Editorial: Pension practice gone badly awry


---- — Here’s one that will confound you if you’re a New York state taxpayer: Employees of certain lobbying groups, including associations of counties and school boards, qualify for full state pensions.

That is, it will confound you unless you happen to be one of those fortunate employees.

The Associated Press found this practice to be rampant; the situation exists in 20 states, including New York. It surely should rankle taxpayers who pay these retirement costs, especially since so many people these days find themselves without any retirement plan at all.

It used to be that when a young man or woman would launch a career with a company, there was a certainty that, when retirement time came, a healthy monthly check would be waiting. It wasn’t even an issue.

These days, though, private companies are finding 401(k) and other plans more to their liking. Why not?
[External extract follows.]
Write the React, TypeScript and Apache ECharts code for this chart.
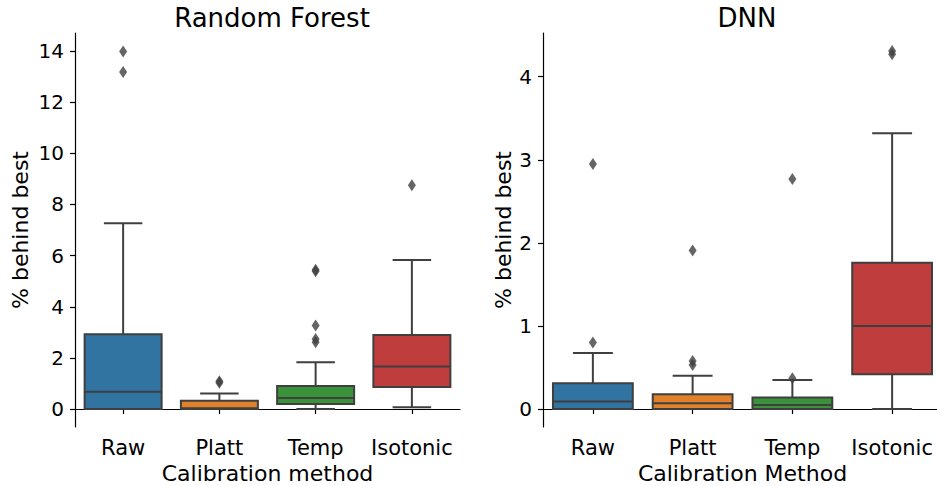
import React, { useEffect, useRef } from 'react';
import * as echarts from 'echarts';

const categories = ['Raw', 'Platt', 'Temp', 'Isotonic'];

// Random Forest boxes: [min, q1, median, q3, max]
const rfBoxes = [
  [0, 0, 0.68, 2.93, 7.26],
  [0, 0, 0.03, 0.33, 0.61],
  [0, 0.2, 0.43, 0.9, 1.83],
  [0.07, 0.86, 1.66, 2.9, 5.83],
];
// [category index, value]
const rfOutliers = [
  [0, 13.98], [0, 13.18],
  [1, 1.09], [1, 1.03],
  [2, 5.45], [2, 5.39], [2, 3.27], [2, 2.74], [2, 2.61],
  [3, 8.75],
];
const rfTicks = [0, 2, 4, 6, 8, 10, 12, 14];
const rfRange = [-0.7, 14.7];

// DNN boxes
const dnnBoxes = [
  [0, 0, 0.09, 0.31, 0.675],
  [0, 0, 0.07, 0.18, 0.4],
  [0, 0, 0.05, 0.14, 0.35],
  [0, 0.42, 1.0, 1.76, 3.32],
];
const dnnOutliers = [
  [0, 2.95], [0, 0.8],
  [1, 1.91], [1, 0.58], [1, 0.53],
  [2, 2.77], [2, 0.37],
  [3, 4.31], [3, 4.27],
];
const dnnTicks = [0, 1, 2, 3, 4];
const dnnRange = [-0.2155, 4.526];

const palette = ['#3274a1', '#e1812c', '#3a923a', '#c03d3e'];
const LINE = '#3f3f3f';
const FONT = 'DejaVu Sans';

function renderBox(params: any, api: any) {
  const cat = api.value(0);
  const mn = api.value(1);
  const q1 = api.value(2);
  const md = api.value(3);
  const q3 = api.value(4);
  const mx = api.value(5);
  const band = api.size([1, 0])[0];
  const cx = api.coord([cat, 0])[0];
  const y = (v: number) => api.coord([cat, v])[1];
  const bw = band * 0.8;
  const cw = band * 0.4;
  const ls = { stroke: LINE, lineWidth: 2, fill: null };
  return {
    type: 'group',
    children: [
      { type: 'line', shape: { x1: cx, y1: y(mn), x2: cx, y2: y(q1) }, style: ls },
      { type: 'line', shape: { x1: cx, y1: y(q3), x2: cx, y2: y(mx) }, style: ls },
      { type: 'line', shape: { x1: cx - cw / 2, y1: y(mn), x2: cx + cw / 2, y2: y(mn) }, style: ls },
      { type: 'line', shape: { x1: cx - cw / 2, y1: y(mx), x2: cx + cw / 2, y2: y(mx) }, style: ls },
      {
        type: 'rect',
        shape: { x: cx - bw / 2, y: y(q3), width: bw, height: y(q1) - y(q3) },
        style: { fill: palette[params.dataIndex % palette.length], stroke: LINE, lineWidth: 2 },
      },
      { type: 'line', shape: { x1: cx - bw / 2, y1: y(md), x2: cx + bw / 2, y2: y(md) }, style: ls },
    ],
  };
}

function xAxis(gridIndex: number, name: string) {
  return {
    type: 'category',
    gridIndex,
    data: categories,
    boundaryGap: true,
    name,
    nameLocation: 'middle',
    nameGap: 35,
    nameTextStyle: { fontFamily: FONT, fontSize: 22, color: '#000' },
    axisLine: { show: true, lineStyle: { color: '#000', width: 1.2 } },
    axisTick: { show: true, alignWithLabel: true, interval: 0, length: 5, lineStyle: { color: '#000', width: 1.2 } },
    axisLabel: { fontFamily: FONT, fontSize: 21, color: '#000', margin: 10, interval: 0, hideOverlap: false },
    splitLine: { show: false },
  };
}

function yAxis(gridIndex: number, range: number[], ticks: number[], gap: number) {
  return {
    type: 'value',
    gridIndex,
    min: range[0],
    max: range[1],
    name: '% behind best',
    nameLocation: 'middle',
    nameGap: gap,
    nameTextStyle: { fontFamily: FONT, fontSize: 22, color: '#000' },
    axisLine: { show: true, lineStyle: { color: '#000', width: 1.2 } },
    axisTick: { show: true, length: 5, customValues: ticks, lineStyle: { color: '#000', width: 1.2 } },
    axisLabel: { fontFamily: FONT, fontSize: 20, color: '#000', margin: 11, customValues: ticks },
    splitLine: { show: false },
  };
}

export default function App() {
  const ref = useRef<HTMLDivElement>(null);
  useEffect(() => {
    if (!ref.current) return;
    const chart = echarts.init(ref.current, undefined, { renderer: 'svg' });
    chart.setOption({
      animation: false,
      backgroundColor: '#fff',
      title: [
        {
          text: 'Random Forest',
          left: 267,
          top: 0,
          textAlign: 'center',
          textStyle: { fontFamily: FONT, fontSize: 26, fontWeight: 'normal', color: '#000' },
        },
        {
          text: 'DNN',
          left: 742,
          top: 0,
          textAlign: 'center',
          textStyle: { fontFamily: FONT, fontSize: 26, fontWeight: 'normal', color: '#000' },
        },
      ],
      grid: [
        { left: 75, top: 33, width: 385, height: 394, containLabel: false, outerBoundsMode: 'none' },
        { left: 543, top: 33, width: 399, height: 394, containLabel: false, outerBoundsMode: 'none' },
      ],
      xAxis: [xAxis(0, 'Calibration method'), xAxis(1, 'Calibration Method')],
      yAxis: [yAxis(0, rfRange, rfTicks, 44), yAxis(1, dnnRange, dnnTicks, 29)],
      series: [
        {
          type: 'custom',
          xAxisIndex: 0,
          yAxisIndex: 0,
          renderItem: renderBox,
          encode: { x: 0, y: [1, 2, 3, 4, 5] },
          data: rfBoxes.map((b, i) => [i, ...b]),
        },
        {
          type: 'scatter',
          xAxisIndex: 0,
          yAxisIndex: 0,
          symbol: 'diamond',
          symbolSize: [8, 12],
          itemStyle: { color: LINE },
          data: rfOutliers,
        },
        {
          type: 'custom',
          xAxisIndex: 1,
          yAxisIndex: 1,
          renderItem: renderBox,
          encode: { x: 0, y: [1, 2, 3, 4, 5] },
          data: dnnBoxes.map((b, i) => [i, ...b]),
        },
        {
          type: 'scatter',
          xAxisIndex: 1,
          yAxisIndex: 1,
          symbol: 'diamond',
          symbolSize: [8, 12],
          itemStyle: { color: LINE },
          data: dnnOutliers,
        },
      ],
    });
    return () => chart.dispose();
  }, []);
  return (
    <div
      ref={ref}
      style={{ position: 'fixed', left: 0, top: 0, width: 937, height: 486, background: '#fff' }}
    />
  );
}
The employee pays for almost all of it.

With the two severe economic downturns in the 2000s, companies have just about had to abandon traditional retirement plans. Among companies that have frozen plans are United Airlines, General Motors, IBM, Sprint/Nextel, Unisys and Verizon. A few that never offered them in the first place are Dell, Google, JetBlue, Microsoft and Starbucks. Among the entities that continue to offer them are most governments.

So, when we learn that lobbyists are cashing in on public pensions, we are understandably upset. The lobbyists don’t work for the public, though some of their work benefits the public. Some is actually in direct conflict with the public’s well-being.

They are not accountable to the public. Their salaries can soar unchecked, which means so can the pension benefits for which they are eligible.

And, even though the number of individuals who qualify for this pension coverage is small — about 120 in a sea of 633,100 current state workers in the pension pool — it’s galling to realize they get this perk, of which most private workers can only dream.

When we hear of lobbyists making hundreds of thousands of dollars and having lavish state-paid pensions await their golden years, we intuitively know something is badly amiss.

Honest, hard-working New Yorkers are the benefactors of the greatest benefits of all — most earned, some not. That is a way of life in the Empire State.

But the line must be drawn at giving a state pension to someone who isn’t even employed by New York state. Whether it’s 120 people, 120,000 or one, it isn’t right.